Yurtdışında moda üzerine eğitimler alan ve edindiği tecrübeleri kendi markasına taşıyan başarılı tasarımcı Begüm Salihoğlu, pek çok ünlü ismin şıklığına imzasını atıyor. Trendleri takip eden bir moda markası olmak yerine, kendi tarzı ve farklılığıyla var olmayı seçen Salihoğlu’yla AKŞAM okurları için bir araya geldik.
Sizi tanıyabilir miyiz?
İstanbul’da doğdum. Ortaokul ve lise eğitimimi Fransız Lisesi'nde yaptım. Sonra New York’ta Parsons School of Design’da moda ve endüstriyel tasarım üzerine çift ana dal yaptım. Okul dönemi ve sonrasında New York’ta Allessandro Dell’Aqua ve Jill Stuart gibi moda devlerinin yanında çalışma fırsatı yakaladım. Daha sonra Paris’e gittim ve orada da Hüseyin Çağlayan’la çalıştıktan sonra tasarım markalarını getiren önemli bir showroomda iş deneyimi elde ettim. Şu anda tasarımlarımı hayata geçiriyorum.
Moda mottonuz nedir?
Moda seni değil, sen modayı yönlendir! Hiçbir zaman trendleri takip eden bir moda markası olmak istemedim. Her zaman tarzım ve farklılığımla bir marka olmak istedim.
TAVİZ VERMEYİN
Türk tasarımcılara ilgi nasıl?
Türkiye’de Türk tasarımcılara ilgi güzel. Sadece yabancı markaların perakende elbiseleriyle fiyatlarımız karşılaştırılıyor. Oysa biz couture yapıyoruz, en kaliteli kumaşları kullanarak kişiye özel üretiyoruz. Bu elbiseler az ve eşsiz olurken, perakende için ucuzlatılmış kumaşlarla yapılan ürünlerle karşılaştırılmak bazen moral bozuyor. Bizim gibi modacılar için aslında önemli olan Türkiye’deki Türk tasarımcılara olan ilgi değil, dünyadaki Türk tasarımcılara olan ilgi.

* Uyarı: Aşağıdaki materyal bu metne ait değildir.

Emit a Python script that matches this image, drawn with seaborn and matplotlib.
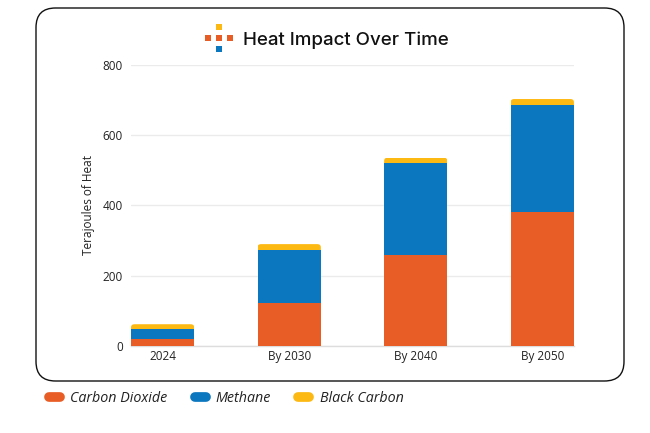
import matplotlib
matplotlib.use("Agg")
import matplotlib.pyplot as plt
from matplotlib.patches import FancyBboxPatch, Rectangle
from matplotlib.lines import Line2D
import seaborn as sns
import pandas as pd

# Дані
categories = ["2024", "By 2030", "By 2040", "By 2050"]
carbon_dioxide = [20, 123, 260, 381]
methane = [27, 151, 260, 305]
black_carbon = [15, 16, 16, 17]

c_co2 = "#E85D26"
c_ch4 = "#0B77BE"
c_bc = "#FDB913"

sns.set_theme(style="white")
plt.rcParams["font.family"] = ["Open Sans", "DejaVu Sans"]

df = pd.DataFrame({"period": categories,
                   "co2": carbon_dioxide,
                   "ch4": methane,
                   "bc": black_carbon})
df["lvl2"] = df["co2"] + df["ch4"]
df["lvl3"] = df["lvl2"] + df["bc"]

fig = plt.figure(figsize=(6.5, 4.33), dpi=100)
ax = fig.add_axes([0.2015, 0.2009, 0.6815, 0.6491])

sns.barplot(data=df, x="period", y="lvl3", color=c_bc, width=0.5,
            saturation=1, ax=ax, zorder=2)
n_top = len(ax.patches)
sns.barplot(data=df, x="period", y="lvl2", color=c_ch4, width=0.5,
            saturation=1, ax=ax, zorder=3)
sns.barplot(data=df, x="period", y="co2", color=c_co2, width=0.5,
            saturation=1, ax=ax, zorder=4)

ax.set_xlim(-0.25, 3.25)
ax.set_ylim(0, 800)
ax.set_yticks([0, 200, 400, 600, 800])

# скруглення верхніх кутів
for p in ax.patches[:n_top]:
    x0, w, h = p.get_x(), p.get_width(), p.get_height()
    clip = FancyBboxPatch((x0, -60), w, h + 60,
                          boxstyle="round,pad=0,rounding_size=0.028",
                          mutation_aspect=330, transform=ax.transData,
                          facecolor="none", edgecolor="none")
    ax.add_patch(clip)
    p.set_clip_path(clip)

for p in ax.patches:
    p.set_edgecolor("none")

ax.grid(axis="y", color="#ebebeb", linewidth=1, zorder=0)
ax.set_axisbelow(True)
for s in ["top", "right", "left"]:
    ax.spines[s].set_visible(False)
ax.spines["bottom"].set_color("#dddddd")
ax.spines["bottom"].set_linewidth(1)
ax.tick_params(axis="both", length=0, labelsize=8.5, colors="#222222")
ax.tick_params(axis="y", pad=6)
ax.tick_params(axis="x", pad=3)
ax.set_xlabel("")
ax.set_ylabel("Terajoules of Heat", fontsize=8.5, color="#222222", labelpad=5)

# рамка
frame = FancyBboxPatch((36 / 650, (433 - 381) / 433), 588 / 650, 373 / 433,
                       boxstyle="round,pad=0,rounding_size=0.03",
                       mutation_aspect=650 / 433,
                       transform=fig.transFigure, facecolor="none",
                       edgecolor="#111111", linewidth=1.0, zorder=0)
fig.patches.append(frame)

# заголовок та значок
fig.text(243 / 650, 1 - 40 / 433, "Heat Impact Over Time", fontsize=13.5,
         fontweight="medium", color="#111111", va="center", ha="left",
         family=["Inter", "DejaVu Sans"])
sq = 6
icon = [(208, 38, c_co2), (219, 38, c_co2), (230, 38, c_co2),
        (219, 27, c_bc), (219, 49, c_ch4)]
for cx, cy, col in icon:
    fig.patches.append(Rectangle(((cx - sq / 2) / 650, 1 - (cy + sq / 2) / 433),
                                 sq / 650, sq / 433, transform=fig.transFigure,
                                 facecolor=col, edgecolor="none"))

# легенда
handles = [Line2D([0], [0], color=c, lw=7, solid_capstyle="round")
           for c in [c_co2, c_ch4, c_bc]]
leg = fig.legend(handles, ["Carbon Dioxide", "Methane", "Black Carbon"],
                 loc="center left", bbox_to_anchor=(49 / 650, 1 - 399 / 433),
                 ncol=3, frameon=False, handlelength=0.78, handletextpad=0.7,
                 columnspacing=1.9, borderaxespad=0, borderpad=0,
                 prop={"size": 10.3, "style": "italic"})
for t in leg.get_texts():
    t.set_color("#222222")

fig.savefig("out.png", dpi=100)
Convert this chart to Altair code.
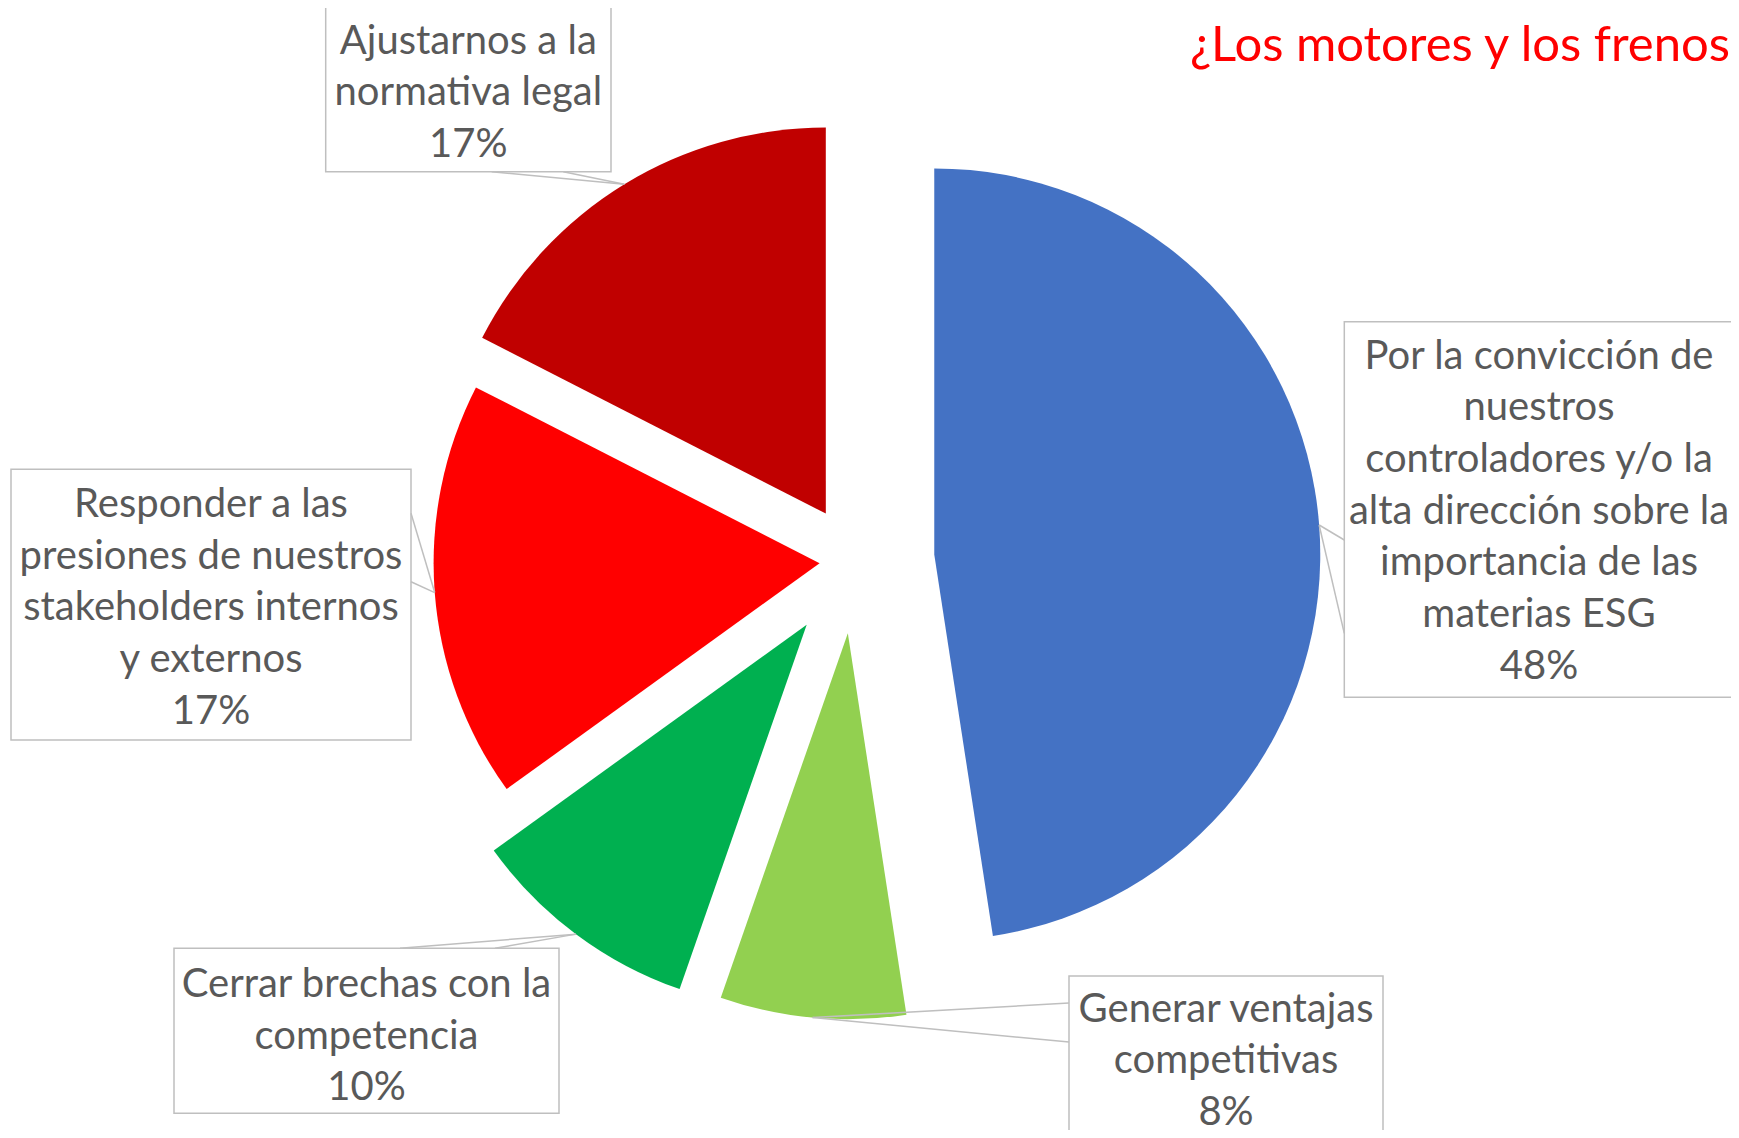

Stil sahibi olmanın şifresi nedir?
Her kadının kendine özgü güzelliği var. Önce kendini keşfedip yaşam tarzına göre olmazsa olmazları belirlemek gerekir. Vücut hatlarını tanımak işin en önemli kısmını oluşturuyor. Kesinlikle moda diye tercih edilen parçalarla değil, vücuduna uygun model, renk ve ürünlerle ancak stil sahibi olunur. Stil sahibi kadınlar modayı takip eder ama tarzından taviz vermez.
SMOKİNSİZ OLMAZ
Bu yıl neye yatırım yapalım?
Smokin kadın-erkek eşitliğini ve kadının gücünü gösteriyor. Bence her sezon herkeste olmalı. Bu sezon süet ceketlerin, çanta ve ayakkabıların sezonu. Yakıştığını düşünüyorsanız yatırımınızı yapın. Sezonluk trendlere bağlı kalmadan da her zaman fark edilir olmak mümkün tabii.
Gardıropta olmazsa olmaz parçalar nelerdir?
Her daim kurtarıcı olabilecek siyah bir elbise, yakası kolalı ve iyi kesimli farklı bir koton beyaz gömlek, iyi kesim jean pantolonlar ve blazer kesinlikle olmalı. Ve siyah stiletto her zaman hayatınızı kurtarır.
SADE, DOĞAL, ABARTISIZ…
Kadınlara neler önerirsiniz?
Başkalarında görüp sevdiğiniz şeyleri kendi tarz, vücut ve yaşam şeklinize göre uyarlayın. Son 6 aydır giymediğiniz şeyleri dolabınızda tutarak kalabalık yapmayın. Makyaj ve saç bir kıyafetin en önemli tamamlayıcısı ancak kesinlikle sade, doğal ve abartısız olmalı, kıyafetlerinin önüne boyalı yüzler geçmemeli.